▶ What you will do
Exactly and only the lines from the one containing "Give me the matplotlib source for this chart." through the one containing "plt.rcParams['font.family'] = ['Liberation" are to be repeated, both ends included.

----

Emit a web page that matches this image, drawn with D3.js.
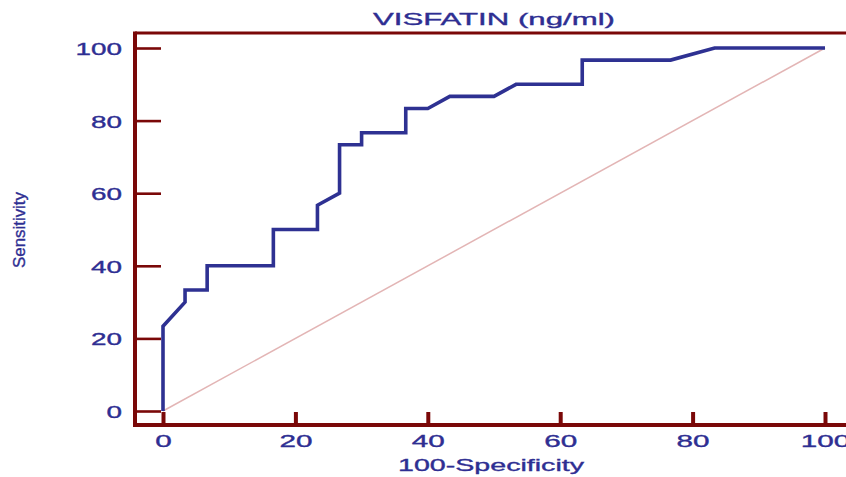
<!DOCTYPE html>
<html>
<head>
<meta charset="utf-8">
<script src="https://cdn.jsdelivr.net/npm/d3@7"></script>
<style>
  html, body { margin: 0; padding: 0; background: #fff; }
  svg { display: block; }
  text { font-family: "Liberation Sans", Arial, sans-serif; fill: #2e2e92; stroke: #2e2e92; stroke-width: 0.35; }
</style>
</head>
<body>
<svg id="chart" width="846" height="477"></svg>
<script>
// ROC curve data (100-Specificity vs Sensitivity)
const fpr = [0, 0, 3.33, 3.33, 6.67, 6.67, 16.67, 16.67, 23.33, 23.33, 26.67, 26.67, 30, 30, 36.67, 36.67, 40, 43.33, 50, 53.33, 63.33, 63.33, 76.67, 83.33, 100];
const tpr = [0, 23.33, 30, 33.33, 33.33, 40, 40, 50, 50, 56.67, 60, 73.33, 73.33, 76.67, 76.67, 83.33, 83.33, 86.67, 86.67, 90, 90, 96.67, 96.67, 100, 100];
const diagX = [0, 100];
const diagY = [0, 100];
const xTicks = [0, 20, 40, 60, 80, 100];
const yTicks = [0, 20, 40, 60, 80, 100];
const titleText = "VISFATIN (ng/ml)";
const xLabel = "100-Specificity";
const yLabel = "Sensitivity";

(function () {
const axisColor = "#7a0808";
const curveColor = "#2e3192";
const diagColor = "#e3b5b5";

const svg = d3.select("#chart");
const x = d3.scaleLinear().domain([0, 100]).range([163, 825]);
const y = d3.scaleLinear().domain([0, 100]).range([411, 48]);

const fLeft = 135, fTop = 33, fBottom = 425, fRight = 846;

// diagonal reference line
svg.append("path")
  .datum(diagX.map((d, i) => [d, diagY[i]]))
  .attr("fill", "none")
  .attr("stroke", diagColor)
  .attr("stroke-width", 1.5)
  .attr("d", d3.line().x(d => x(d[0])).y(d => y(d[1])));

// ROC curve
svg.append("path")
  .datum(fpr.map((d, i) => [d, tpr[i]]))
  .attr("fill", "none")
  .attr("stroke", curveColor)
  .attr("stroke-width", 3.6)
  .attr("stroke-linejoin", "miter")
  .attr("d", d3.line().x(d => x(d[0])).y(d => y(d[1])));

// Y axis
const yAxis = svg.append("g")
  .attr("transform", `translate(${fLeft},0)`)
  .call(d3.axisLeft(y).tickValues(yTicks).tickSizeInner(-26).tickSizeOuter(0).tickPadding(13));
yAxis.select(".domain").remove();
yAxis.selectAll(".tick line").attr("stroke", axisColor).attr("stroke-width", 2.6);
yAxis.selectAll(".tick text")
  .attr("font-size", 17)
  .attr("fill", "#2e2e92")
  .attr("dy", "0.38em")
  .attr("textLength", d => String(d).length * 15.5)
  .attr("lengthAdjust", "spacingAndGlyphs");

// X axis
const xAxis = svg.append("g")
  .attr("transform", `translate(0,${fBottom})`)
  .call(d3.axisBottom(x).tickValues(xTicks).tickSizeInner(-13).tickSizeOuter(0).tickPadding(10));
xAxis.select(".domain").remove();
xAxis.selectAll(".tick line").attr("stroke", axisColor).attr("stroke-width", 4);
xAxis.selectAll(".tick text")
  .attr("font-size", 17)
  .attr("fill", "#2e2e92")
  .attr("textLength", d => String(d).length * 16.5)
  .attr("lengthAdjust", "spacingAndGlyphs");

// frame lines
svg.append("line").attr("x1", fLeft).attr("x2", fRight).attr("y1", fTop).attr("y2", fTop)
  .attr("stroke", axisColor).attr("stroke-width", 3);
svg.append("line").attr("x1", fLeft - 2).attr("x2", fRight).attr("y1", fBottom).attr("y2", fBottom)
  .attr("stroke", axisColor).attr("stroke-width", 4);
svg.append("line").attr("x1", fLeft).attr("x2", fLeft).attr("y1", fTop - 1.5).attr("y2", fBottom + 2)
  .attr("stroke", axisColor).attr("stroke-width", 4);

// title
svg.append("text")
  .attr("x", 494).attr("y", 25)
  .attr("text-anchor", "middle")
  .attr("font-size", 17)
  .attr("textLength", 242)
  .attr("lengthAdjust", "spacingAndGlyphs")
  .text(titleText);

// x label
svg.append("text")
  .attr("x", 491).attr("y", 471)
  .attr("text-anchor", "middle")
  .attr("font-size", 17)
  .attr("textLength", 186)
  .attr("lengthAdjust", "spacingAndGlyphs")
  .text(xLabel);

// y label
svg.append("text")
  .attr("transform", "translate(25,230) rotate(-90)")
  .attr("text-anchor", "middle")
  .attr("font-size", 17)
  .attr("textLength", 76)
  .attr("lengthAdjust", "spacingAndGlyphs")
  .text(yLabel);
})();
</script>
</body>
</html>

----

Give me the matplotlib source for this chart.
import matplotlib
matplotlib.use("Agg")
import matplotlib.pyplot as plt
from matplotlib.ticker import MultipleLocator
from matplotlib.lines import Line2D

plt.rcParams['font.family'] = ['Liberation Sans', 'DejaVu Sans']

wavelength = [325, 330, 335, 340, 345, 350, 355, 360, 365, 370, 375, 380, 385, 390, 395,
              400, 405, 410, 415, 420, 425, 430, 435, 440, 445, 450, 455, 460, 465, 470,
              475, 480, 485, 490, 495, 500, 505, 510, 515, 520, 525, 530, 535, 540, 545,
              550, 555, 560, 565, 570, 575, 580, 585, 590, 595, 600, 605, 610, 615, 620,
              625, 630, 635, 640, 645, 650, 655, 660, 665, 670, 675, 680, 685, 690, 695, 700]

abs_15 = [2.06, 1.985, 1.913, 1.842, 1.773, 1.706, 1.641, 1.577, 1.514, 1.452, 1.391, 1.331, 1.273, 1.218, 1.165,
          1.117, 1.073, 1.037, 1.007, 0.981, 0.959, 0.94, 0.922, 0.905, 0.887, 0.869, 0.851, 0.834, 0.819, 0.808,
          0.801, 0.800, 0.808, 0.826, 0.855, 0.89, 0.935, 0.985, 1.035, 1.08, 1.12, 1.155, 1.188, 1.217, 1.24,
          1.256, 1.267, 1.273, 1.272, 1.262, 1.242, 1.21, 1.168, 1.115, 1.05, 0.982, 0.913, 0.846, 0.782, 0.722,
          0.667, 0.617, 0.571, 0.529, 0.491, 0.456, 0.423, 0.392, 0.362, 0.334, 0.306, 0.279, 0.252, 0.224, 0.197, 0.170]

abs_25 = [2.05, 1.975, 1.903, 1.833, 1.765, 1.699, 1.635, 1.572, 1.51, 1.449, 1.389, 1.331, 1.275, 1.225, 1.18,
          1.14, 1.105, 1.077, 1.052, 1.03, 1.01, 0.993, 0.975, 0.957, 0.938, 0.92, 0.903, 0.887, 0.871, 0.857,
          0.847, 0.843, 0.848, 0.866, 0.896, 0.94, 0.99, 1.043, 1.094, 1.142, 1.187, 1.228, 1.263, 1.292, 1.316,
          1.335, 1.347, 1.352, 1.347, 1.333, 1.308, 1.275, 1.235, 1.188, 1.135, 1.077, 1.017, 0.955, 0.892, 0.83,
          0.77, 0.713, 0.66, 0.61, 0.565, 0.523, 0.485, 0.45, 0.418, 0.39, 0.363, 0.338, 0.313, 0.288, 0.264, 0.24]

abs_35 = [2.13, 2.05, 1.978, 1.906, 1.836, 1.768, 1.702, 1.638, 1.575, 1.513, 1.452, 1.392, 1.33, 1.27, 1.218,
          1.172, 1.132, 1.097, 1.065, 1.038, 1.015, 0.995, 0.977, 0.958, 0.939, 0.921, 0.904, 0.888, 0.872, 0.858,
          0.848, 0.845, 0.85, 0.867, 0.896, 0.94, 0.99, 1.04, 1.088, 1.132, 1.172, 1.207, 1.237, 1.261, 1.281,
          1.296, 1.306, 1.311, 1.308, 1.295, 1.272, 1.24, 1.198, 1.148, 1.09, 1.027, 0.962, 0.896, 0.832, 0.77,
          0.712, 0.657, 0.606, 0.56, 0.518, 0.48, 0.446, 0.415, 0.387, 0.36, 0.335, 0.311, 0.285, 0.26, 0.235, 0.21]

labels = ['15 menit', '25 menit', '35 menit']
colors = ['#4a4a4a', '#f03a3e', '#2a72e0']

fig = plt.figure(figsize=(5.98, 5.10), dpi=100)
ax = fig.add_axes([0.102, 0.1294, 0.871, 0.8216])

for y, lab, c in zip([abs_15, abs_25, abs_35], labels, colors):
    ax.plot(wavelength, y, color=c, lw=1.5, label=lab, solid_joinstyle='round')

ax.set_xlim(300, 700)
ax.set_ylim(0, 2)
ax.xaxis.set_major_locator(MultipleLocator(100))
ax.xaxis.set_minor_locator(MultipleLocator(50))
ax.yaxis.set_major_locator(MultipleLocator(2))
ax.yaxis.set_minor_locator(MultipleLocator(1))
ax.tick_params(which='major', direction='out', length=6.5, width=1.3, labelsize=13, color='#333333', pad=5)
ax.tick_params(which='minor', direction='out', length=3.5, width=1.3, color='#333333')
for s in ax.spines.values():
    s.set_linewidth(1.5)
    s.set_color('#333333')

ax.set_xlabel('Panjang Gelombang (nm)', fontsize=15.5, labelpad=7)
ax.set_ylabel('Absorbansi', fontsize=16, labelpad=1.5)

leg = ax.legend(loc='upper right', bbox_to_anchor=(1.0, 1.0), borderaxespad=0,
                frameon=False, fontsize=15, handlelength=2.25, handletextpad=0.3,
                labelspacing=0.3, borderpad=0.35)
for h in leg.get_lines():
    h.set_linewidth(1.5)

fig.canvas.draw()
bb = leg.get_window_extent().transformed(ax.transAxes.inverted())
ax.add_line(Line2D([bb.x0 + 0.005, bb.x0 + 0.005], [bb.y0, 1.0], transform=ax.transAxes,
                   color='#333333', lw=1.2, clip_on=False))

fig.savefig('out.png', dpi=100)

----

▶ Task response
Give me the matplotlib source for this chart.
import matplotlib
matplotlib.use("Agg")
import matplotlib.pyplot as plt
from matplotlib.ticker import MultipleLocator
from matplotlib.lines import Line2D

plt.rcParams['font.family'] = ['Liberation Sans', 'DejaVu Sans']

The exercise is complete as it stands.